Она выразительно посмотрела на стенные кухонные часы и весело рассмеялась. Было начало первого ночи.

Карцев растерянно пожал плечами и вышел из кухни. Он прошел сквозь широкий коридор в большую комнату, где на диване-кровати была приготовлена ему постель, и взял телефонную трубку.

А в кухне Лиза, начав мыть посуду, говорила Толику:

– Господи! Пожилой человек, только что пришел из рейса... Ну почему к нему нужно звонить в начале первого?! Как эти бабы ничего не понимают?..

– Какие бабы? Что ты болтаешь? – неприязненно спросил Толик.

– Какие бабы могут звонить по ночам? Отгадай! – Лиза раздраженно громыхнула посудой в раковине.

– Прекрати, Лизка, – сказал Толик. – Человек месяц в доме не был, а ты... Его вообще по девять месяцев в году дома не бывает.

– Толик, пупсик мой! – Лиза повернулась к Толику. – Я ведь могу забрать Катьку и уехать в Перово к маме. И не мешать вам жить с отцом прекрасной мужской жизнью.

– Ну, Лизок... О чем ты говоришь? – виновато забормотал Толик. Он встал и попытался обнять Лизу, но та отстранила его.

– Я должна тебе доложить, что, несмотря на возраст, твой отец еще прекрасно смотрится... И он, наверное, сам был бы рад...

В дверях кухни показался Карцев. Он был хорошо и модно одет.

– Лизок, ты не помнишь, где мой плащ?

– Сейчас принесу, Виктор Викторович. Я его в шкаф перевесила, – торопливо сказала Лиза и понимающе улыбнулась Карцеву.

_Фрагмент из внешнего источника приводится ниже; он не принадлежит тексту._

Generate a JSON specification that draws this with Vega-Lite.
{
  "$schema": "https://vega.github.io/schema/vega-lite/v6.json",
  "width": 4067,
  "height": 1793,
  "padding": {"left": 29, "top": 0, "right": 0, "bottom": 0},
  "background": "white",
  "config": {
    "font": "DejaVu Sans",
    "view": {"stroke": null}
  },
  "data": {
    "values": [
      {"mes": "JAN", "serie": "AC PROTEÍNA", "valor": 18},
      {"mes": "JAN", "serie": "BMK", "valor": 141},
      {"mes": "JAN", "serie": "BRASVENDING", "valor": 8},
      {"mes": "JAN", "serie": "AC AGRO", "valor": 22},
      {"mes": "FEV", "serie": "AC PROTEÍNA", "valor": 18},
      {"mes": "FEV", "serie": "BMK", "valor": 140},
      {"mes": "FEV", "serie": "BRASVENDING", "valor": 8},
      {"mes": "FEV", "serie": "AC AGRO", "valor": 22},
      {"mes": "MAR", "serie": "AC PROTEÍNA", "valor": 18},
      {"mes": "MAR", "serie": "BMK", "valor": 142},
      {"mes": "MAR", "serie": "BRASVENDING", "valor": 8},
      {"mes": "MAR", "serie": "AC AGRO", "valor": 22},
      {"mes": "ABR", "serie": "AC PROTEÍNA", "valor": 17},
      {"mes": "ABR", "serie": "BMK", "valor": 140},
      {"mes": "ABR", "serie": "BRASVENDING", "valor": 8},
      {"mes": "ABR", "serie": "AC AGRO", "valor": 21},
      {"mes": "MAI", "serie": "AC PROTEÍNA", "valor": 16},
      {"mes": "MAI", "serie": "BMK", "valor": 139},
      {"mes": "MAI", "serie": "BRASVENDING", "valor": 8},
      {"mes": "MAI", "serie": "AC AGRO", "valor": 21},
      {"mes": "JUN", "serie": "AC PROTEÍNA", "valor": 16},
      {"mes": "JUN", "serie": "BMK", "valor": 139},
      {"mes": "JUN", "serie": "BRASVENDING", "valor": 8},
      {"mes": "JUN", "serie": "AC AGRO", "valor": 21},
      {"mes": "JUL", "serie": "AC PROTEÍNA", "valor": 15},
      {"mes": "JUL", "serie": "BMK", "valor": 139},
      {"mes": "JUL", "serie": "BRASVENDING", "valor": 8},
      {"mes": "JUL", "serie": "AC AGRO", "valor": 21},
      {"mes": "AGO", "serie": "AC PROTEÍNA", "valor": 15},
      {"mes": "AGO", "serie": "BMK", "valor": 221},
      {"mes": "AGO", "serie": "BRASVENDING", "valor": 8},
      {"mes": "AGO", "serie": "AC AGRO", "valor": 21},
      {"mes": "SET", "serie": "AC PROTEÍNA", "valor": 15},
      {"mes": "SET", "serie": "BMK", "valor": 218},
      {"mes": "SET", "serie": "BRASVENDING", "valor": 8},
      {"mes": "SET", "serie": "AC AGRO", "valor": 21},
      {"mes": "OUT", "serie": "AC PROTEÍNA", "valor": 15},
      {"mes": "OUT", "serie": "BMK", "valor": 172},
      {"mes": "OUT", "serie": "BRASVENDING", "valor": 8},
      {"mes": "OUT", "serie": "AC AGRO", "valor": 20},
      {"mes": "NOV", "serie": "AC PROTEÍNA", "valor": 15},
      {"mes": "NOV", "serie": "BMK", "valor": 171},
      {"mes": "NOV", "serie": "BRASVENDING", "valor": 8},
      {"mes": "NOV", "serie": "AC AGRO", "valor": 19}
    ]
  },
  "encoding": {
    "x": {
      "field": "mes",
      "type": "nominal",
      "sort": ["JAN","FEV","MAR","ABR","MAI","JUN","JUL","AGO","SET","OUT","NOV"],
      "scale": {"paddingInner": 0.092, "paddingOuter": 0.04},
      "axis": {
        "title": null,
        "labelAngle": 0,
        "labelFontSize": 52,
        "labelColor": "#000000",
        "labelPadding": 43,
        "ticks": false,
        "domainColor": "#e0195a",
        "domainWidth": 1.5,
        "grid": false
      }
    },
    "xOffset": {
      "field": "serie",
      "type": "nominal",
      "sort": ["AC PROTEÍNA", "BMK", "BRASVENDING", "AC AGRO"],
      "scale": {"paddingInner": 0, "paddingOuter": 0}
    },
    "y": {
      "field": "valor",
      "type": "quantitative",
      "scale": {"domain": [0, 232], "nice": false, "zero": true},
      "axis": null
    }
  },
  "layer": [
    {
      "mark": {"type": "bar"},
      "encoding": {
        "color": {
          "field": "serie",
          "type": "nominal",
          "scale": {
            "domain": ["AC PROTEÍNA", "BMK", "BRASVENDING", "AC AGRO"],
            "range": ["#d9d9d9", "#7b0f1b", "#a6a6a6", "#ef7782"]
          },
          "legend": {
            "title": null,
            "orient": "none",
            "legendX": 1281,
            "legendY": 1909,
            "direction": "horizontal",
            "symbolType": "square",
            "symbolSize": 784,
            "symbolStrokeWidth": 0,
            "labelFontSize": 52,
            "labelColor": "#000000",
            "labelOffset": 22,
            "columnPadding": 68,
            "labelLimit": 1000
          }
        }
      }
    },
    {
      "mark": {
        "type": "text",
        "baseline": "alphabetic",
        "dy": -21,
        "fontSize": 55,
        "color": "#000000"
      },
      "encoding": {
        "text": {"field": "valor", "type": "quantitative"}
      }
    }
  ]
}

– Ты куда, па? – туповато-напряженно спросил Толик.

Лиза подала Карцеву красивый переливчатый плащ.

– Ну какая тебе разница? – с упреком сказала Лиза Толику.

– Я к дяде Сереже Пушкареву. Что-то его там сердце прихватило... Спасибо, Лизок. Я, может, у него там до утра останусь... Привет, ребятки!

И Карцев ушел.

– Знаем мы эти сердечные прихваты, – холодно сказала Лиза.

– И все-то ты знаешь!.. – заорал на нее Толик.

Карцев подъехал на такси к Серегиному дому как раз в тот момент, когда врач «неотложки» садился в свой «Москвич».

Карцев сунул деньги шоферу такси и выскочил из машины.

– Скажите, доктор, вы не из тридцать пятой квартиры?

– Из тридцать пятой.

– Что там с ним?

– А вы кто ему будете?

– Товарищ его.

– Ну, если вы его товарищ, то посоветуйте ему не жрать столько водки и не путаться с молодыми потаскухами. Он уже не в том возрасте. Уже не по Сеньке шапка...

– Так что же все-таки с ним?

– Пока что только вульгарный спазм. Но может быть и хуже. Если, конечно, не прекратит...

– Если жить не прекратит, да? – ухмыльнулся Карцев.

– До свидания, – обиженно сказал доктор и уехал.

Дверь тридцать пятой квартиры ему открыла молоденькая девица с неумело нарисованной хорошенькой мордочкой.

– Вы Витя? – испуганно спросила она.

– Я Виктор Викторович, – сказал Карцев. – А ты кто?

– Я? – растерялась девица. – Никто... – Потом спохватилась и сказала кокетливо: – Я – Людочка!

– Витек, ты? – послышался из комнаты голос Сереги Пушкарева.

– Я. – Карцев сбросил плащ на руки Людочки и прошел в комнату.

У Сереги была однокомнатная, упиханная дорогой современной мебелью квартира. Было в этой квартире «все как у людей» – цветной телевизор, магнитофон, бар с бутылками разных сортов и коллекция маленьких автомобильчиков. Сервант забит некрасивым дорогим хрусталем, на стене японский календарь с голенькими дамочками. Настоящая холостяцкая «хата».

Серега, напуганный и томный, лежал на широкой тахте. В пепельнице валялись осколки ампул и ватка после уколов.

– Извини, Витек... – смущенно сказал Серега. – Это я просил ее позвонить.

– Все нормально, – сказал Карцев и открыл окно.

Людочка метнулась к креслу, на котором поверх Серегиных брюк валялся ее лифчик. Она скомкала лифчик и поспешно запихнула его в сумку. А потом села в кресло и закинула ногу на ногу так, чтобы Карцев мог их лицезреть до бедра включительно.